— START Records supplied —

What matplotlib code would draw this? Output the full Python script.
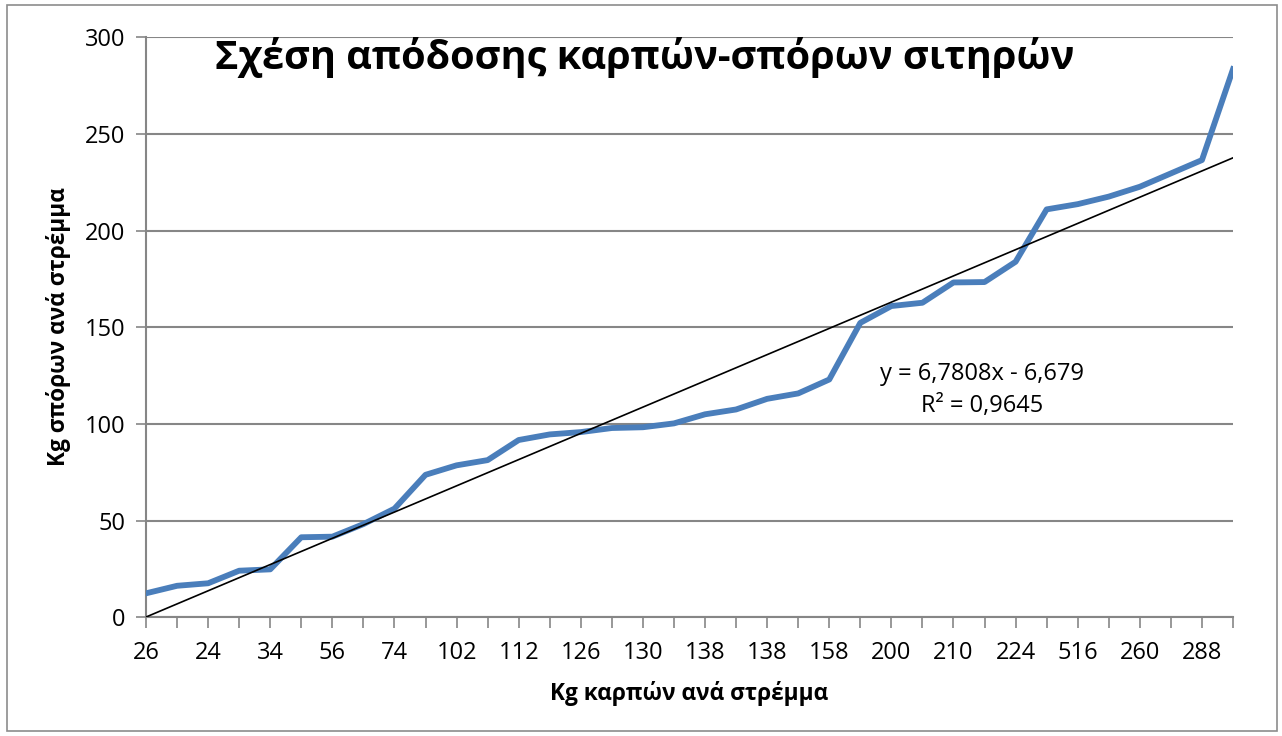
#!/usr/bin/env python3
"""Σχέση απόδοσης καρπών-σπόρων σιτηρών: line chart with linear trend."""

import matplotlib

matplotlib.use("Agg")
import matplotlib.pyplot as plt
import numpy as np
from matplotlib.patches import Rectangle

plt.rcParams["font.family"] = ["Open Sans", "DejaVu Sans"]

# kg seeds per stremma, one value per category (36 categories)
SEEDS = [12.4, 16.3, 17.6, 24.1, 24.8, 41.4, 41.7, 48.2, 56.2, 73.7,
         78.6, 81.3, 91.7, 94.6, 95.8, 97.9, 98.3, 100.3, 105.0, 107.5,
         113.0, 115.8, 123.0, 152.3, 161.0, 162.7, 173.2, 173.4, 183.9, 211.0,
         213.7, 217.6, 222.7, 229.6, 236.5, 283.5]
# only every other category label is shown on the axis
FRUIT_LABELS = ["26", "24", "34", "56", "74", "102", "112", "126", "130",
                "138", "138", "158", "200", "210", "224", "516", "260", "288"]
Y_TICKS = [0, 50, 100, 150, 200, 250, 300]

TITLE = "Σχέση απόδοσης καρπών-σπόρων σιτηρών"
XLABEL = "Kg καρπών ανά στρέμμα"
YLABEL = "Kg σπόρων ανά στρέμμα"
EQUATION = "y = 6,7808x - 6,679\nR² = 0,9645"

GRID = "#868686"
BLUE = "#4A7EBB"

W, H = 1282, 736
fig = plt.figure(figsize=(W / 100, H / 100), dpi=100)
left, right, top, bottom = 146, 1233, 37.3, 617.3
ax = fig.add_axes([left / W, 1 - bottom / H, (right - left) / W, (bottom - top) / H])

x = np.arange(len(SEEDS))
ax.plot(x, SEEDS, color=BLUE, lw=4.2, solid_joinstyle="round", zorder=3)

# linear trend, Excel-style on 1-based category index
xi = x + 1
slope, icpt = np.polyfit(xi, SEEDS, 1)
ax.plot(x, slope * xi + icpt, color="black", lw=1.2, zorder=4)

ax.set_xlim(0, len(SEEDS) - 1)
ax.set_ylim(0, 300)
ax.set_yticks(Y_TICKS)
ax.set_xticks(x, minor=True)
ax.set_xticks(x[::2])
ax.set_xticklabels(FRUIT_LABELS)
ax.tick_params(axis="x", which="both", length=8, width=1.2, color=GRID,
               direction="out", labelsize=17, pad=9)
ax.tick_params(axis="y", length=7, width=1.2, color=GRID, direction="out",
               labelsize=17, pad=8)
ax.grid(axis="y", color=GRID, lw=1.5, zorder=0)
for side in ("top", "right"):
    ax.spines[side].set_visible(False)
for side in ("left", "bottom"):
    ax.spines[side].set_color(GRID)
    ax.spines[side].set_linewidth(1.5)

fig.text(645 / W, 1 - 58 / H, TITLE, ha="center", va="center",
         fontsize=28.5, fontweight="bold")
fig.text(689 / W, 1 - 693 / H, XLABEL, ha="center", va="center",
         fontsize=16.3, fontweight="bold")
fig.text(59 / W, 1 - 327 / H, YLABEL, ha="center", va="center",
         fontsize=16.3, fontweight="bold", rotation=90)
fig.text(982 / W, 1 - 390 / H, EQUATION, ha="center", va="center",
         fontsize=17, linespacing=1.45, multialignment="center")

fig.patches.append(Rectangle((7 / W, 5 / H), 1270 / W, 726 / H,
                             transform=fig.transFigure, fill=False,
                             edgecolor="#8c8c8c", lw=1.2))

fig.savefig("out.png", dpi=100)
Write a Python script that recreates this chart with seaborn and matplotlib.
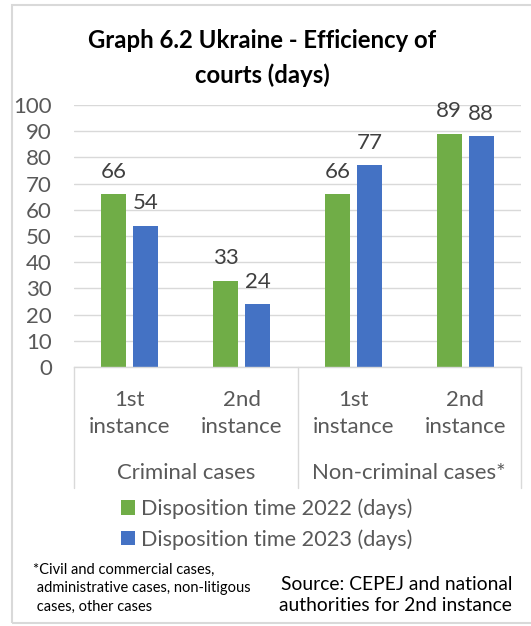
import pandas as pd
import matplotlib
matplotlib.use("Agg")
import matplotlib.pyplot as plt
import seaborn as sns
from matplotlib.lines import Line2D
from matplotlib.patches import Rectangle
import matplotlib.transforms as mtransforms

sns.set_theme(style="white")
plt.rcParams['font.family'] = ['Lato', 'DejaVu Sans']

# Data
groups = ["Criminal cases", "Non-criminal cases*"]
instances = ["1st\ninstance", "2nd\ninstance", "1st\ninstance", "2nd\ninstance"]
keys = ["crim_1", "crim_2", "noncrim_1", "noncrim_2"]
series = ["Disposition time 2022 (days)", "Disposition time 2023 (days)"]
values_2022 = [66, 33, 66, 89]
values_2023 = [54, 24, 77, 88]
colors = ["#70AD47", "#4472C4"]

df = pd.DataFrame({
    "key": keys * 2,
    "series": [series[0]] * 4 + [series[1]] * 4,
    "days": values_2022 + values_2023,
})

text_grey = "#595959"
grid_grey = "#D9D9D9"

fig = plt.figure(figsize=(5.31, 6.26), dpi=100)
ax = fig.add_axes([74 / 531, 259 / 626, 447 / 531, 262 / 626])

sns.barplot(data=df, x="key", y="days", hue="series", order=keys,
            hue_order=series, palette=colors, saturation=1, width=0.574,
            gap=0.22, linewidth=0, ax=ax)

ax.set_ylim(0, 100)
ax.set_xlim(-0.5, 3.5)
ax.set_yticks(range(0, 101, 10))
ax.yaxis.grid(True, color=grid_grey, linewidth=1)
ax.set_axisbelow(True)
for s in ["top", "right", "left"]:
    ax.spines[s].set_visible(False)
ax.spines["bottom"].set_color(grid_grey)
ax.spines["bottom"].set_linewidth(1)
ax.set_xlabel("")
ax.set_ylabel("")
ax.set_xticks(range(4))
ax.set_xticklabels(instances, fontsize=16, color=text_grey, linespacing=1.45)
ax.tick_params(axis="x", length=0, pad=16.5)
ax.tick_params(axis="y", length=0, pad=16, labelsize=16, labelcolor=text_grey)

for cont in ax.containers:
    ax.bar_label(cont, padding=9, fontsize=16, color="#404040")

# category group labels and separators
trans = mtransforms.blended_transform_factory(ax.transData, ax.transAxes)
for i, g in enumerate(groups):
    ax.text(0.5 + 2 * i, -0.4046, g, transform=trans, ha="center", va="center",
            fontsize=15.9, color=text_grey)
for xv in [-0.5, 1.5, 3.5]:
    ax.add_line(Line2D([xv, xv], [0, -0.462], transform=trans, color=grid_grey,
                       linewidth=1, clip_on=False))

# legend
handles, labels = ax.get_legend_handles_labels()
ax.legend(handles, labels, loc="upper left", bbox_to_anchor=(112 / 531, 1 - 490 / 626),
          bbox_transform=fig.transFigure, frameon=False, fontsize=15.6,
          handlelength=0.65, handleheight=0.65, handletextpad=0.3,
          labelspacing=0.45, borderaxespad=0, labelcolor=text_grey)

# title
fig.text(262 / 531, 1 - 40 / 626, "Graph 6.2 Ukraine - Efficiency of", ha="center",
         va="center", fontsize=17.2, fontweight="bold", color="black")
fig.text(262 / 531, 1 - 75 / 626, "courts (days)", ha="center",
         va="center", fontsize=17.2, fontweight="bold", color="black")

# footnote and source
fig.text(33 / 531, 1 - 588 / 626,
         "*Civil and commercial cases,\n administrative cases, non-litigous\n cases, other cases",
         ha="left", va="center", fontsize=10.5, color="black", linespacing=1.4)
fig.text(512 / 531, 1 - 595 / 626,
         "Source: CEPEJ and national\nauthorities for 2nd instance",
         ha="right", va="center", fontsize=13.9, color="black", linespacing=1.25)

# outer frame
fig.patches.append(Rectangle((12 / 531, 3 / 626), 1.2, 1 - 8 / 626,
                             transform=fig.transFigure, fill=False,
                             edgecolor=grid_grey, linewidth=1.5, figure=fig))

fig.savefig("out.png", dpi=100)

— END Records supplied —

> **Task description**
Print all entries exactly. The images do not belong in the copy.

> **Task output**
What matplotlib code would draw this? Output the full Python script.
#!/usr/bin/env python3
"""Σχέση απόδοσης καρπών-σπόρων σιτηρών: line chart with linear trend."""

import matplotlib

matplotlib.use("Agg")
import matplotlib.pyplot as plt
import numpy as np
from matplotlib.patches import Rectangle

plt.rcParams["font.family"] = ["Open Sans", "DejaVu Sans"]

# kg seeds per stremma, one value per category (36 categories)
SEEDS = [12.4, 16.3, 17.6, 24.1, 24.8, 41.4, 41.7, 48.2, 56.2, 73.7,
         78.6, 81.3, 91.7, 94.6, 95.8, 97.9, 98.3, 100.3, 105.0, 107.5,
         113.0, 115.8, 123.0, 152.3, 161.0, 162.7, 173.2, 173.4, 183.9, 211.0,
         213.7, 217.6, 222.7, 229.6, 236.5, 283.5]
# only every other category label is shown on the axis
FRUIT_LABELS = ["26", "24", "34", "56", "74", "102", "112", "126", "130",
                "138", "138", "158", "200", "210", "224", "516", "260", "288"]
Y_TICKS = [0, 50, 100, 150, 200, 250, 300]

TITLE = "Σχέση απόδοσης καρπών-σπόρων σιτηρών"
XLABEL = "Kg καρπών ανά στρέμμα"
YLABEL = "Kg σπόρων ανά στρέμμα"
EQUATION = "y = 6,7808x - 6,679\nR² = 0,9645"

GRID = "#868686"
BLUE = "#4A7EBB"

W, H = 1282, 736
fig = plt.figure(figsize=(W / 100, H / 100), dpi=100)
left, right, top, bottom = 146, 1233, 37.3, 617.3
ax = fig.add_axes([left / W, 1 - bottom / H, (right - left) / W, (bottom - top) / H])

x = np.arange(len(SEEDS))
ax.plot(x, SEEDS, color=BLUE, lw=4.2, solid_joinstyle="round", zorder=3)

# linear trend, Excel-style on 1-based category index
xi = x + 1
slope, icpt = np.polyfit(xi, SEEDS, 1)
ax.plot(x, slope * xi + icpt, color="black", lw=1.2, zorder=4)

ax.set_xlim(0, len(SEEDS) - 1)
ax.set_ylim(0, 300)
ax.set_yticks(Y_TICKS)
ax.set_xticks(x, minor=True)
ax.set_xticks(x[::2])
ax.set_xticklabels(FRUIT_LABELS)
ax.tick_params(axis="x", which="both", length=8, width=1.2, color=GRID,
               direction="out", labelsize=17, pad=9)
ax.tick_params(axis="y", length=7, width=1.2, color=GRID, direction="out",
               labelsize=17, pad=8)
ax.grid(axis="y", color=GRID, lw=1.5, zorder=0)
for side in ("top", "right"):
    ax.spines[side].set_visible(False)
for side in ("left", "bottom"):
    ax.spines[side].set_color(GRID)
    ax.spines[side].set_linewidth(1.5)

fig.text(645 / W, 1 - 58 / H, TITLE, ha="center", va="center",
         fontsize=28.5, fontweight="bold")
fig.text(689 / W, 1 - 693 / H, XLABEL, ha="center", va="center",
         fontsize=16.3, fontweight="bold")
fig.text(59 / W, 1 - 327 / H, YLABEL, ha="center", va="center",
         fontsize=16.3, fontweight="bold", rotation=90)
fig.text(982 / W, 1 - 390 / H, EQUATION, ha="center", va="center",
         fontsize=17, linespacing=1.45, multialignment="center")

fig.patches.append(Rectangle((7 / W, 5 / H), 1270 / W, 726 / H,
                             transform=fig.transFigure, fill=False,
                             edgecolor="#8c8c8c", lw=1.2))

fig.savefig("out.png", dpi=100)
Write a Python script that recreates this chart with seaborn and matplotlib.
import pandas as pd
import matplotlib
matplotlib.use("Agg")
import matplotlib.pyplot as plt
import seaborn as sns
from matplotlib.lines import Line2D
from matplotlib.patches import Rectangle
import matplotlib.transforms as mtransforms

sns.set_theme(style="white")
plt.rcParams['font.family'] = ['Lato', 'DejaVu Sans']

# Data
groups = ["Criminal cases", "Non-criminal cases*"]
instances = ["1st\ninstance", "2nd\ninstance", "1st\ninstance", "2nd\ninstance"]
keys = ["crim_1", "crim_2", "noncrim_1", "noncrim_2"]
series = ["Disposition time 2022 (days)", "Disposition time 2023 (days)"]
values_2022 = [66, 33, 66, 89]
values_2023 = [54, 24, 77, 88]
colors = ["#70AD47", "#4472C4"]

df = pd.DataFrame({
    "key": keys * 2,
    "series": [series[0]] * 4 + [series[1]] * 4,
    "days": values_2022 + values_2023,
})

text_grey = "#595959"
grid_grey = "#D9D9D9"

fig = plt.figure(figsize=(5.31, 6.26), dpi=100)
ax = fig.add_axes([74 / 531, 259 / 626, 447 / 531, 262 / 626])

sns.barplot(data=df, x="key", y="days", hue="series", order=keys,
            hue_order=series, palette=colors, saturation=1, width=0.574,
            gap=0.22, linewidth=0, ax=ax)

ax.set_ylim(0, 100)
ax.set_xlim(-0.5, 3.5)
ax.set_yticks(range(0, 101, 10))
ax.yaxis.grid(True, color=grid_grey, linewidth=1)
ax.set_axisbelow(True)
for s in ["top", "right", "left"]:
    ax.spines[s].set_visible(False)
ax.spines["bottom"].set_color(grid_grey)
ax.spines["bottom"].set_linewidth(1)
ax.set_xlabel("")
ax.set_ylabel("")
ax.set_xticks(range(4))
ax.set_xticklabels(instances, fontsize=16, color=text_grey, linespacing=1.45)
ax.tick_params(axis="x", length=0, pad=16.5)
ax.tick_params(axis="y", length=0, pad=16, labelsize=16, labelcolor=text_grey)

for cont in ax.containers:
    ax.bar_label(cont, padding=9, fontsize=16, color="#404040")

# category group labels and separators
trans = mtransforms.blended_transform_factory(ax.transData, ax.transAxes)
for i, g in enumerate(groups):
    ax.text(0.5 + 2 * i, -0.4046, g, transform=trans, ha="center", va="center",
            fontsize=15.9, color=text_grey)
for xv in [-0.5, 1.5, 3.5]:
    ax.add_line(Line2D([xv, xv], [0, -0.462], transform=trans, color=grid_grey,
                       linewidth=1, clip_on=False))

# legend
handles, labels = ax.get_legend_handles_labels()
ax.legend(handles, labels, loc="upper left", bbox_to_anchor=(112 / 531, 1 - 490 / 626),
          bbox_transform=fig.transFigure, frameon=False, fontsize=15.6,
          handlelength=0.65, handleheight=0.65, handletextpad=0.3,
          labelspacing=0.45, borderaxespad=0, labelcolor=text_grey)

# title
fig.text(262 / 531, 1 - 40 / 626, "Graph 6.2 Ukraine - Efficiency of", ha="center",
         va="center", fontsize=17.2, fontweight="bold", color="black")
fig.text(262 / 531, 1 - 75 / 626, "courts (days)", ha="center",
         va="center", fontsize=17.2, fontweight="bold", color="black")

# footnote and source
fig.text(33 / 531, 1 - 588 / 626,
         "*Civil and commercial cases,\n administrative cases, non-litigous\n cases, other cases",
         ha="left", va="center", fontsize=10.5, color="black", linespacing=1.4)
fig.text(512 / 531, 1 - 595 / 626,
         "Source: CEPEJ and national\nauthorities for 2nd instance",
         ha="right", va="center", fontsize=13.9, color="black", linespacing=1.25)

# outer frame
fig.patches.append(Rectangle((12 / 531, 3 / 626), 1.2, 1 - 8 / 626,
                             transform=fig.transFigure, fill=False,
                             edgecolor=grid_grey, linewidth=1.5, figure=fig))

fig.savefig("out.png", dpi=100)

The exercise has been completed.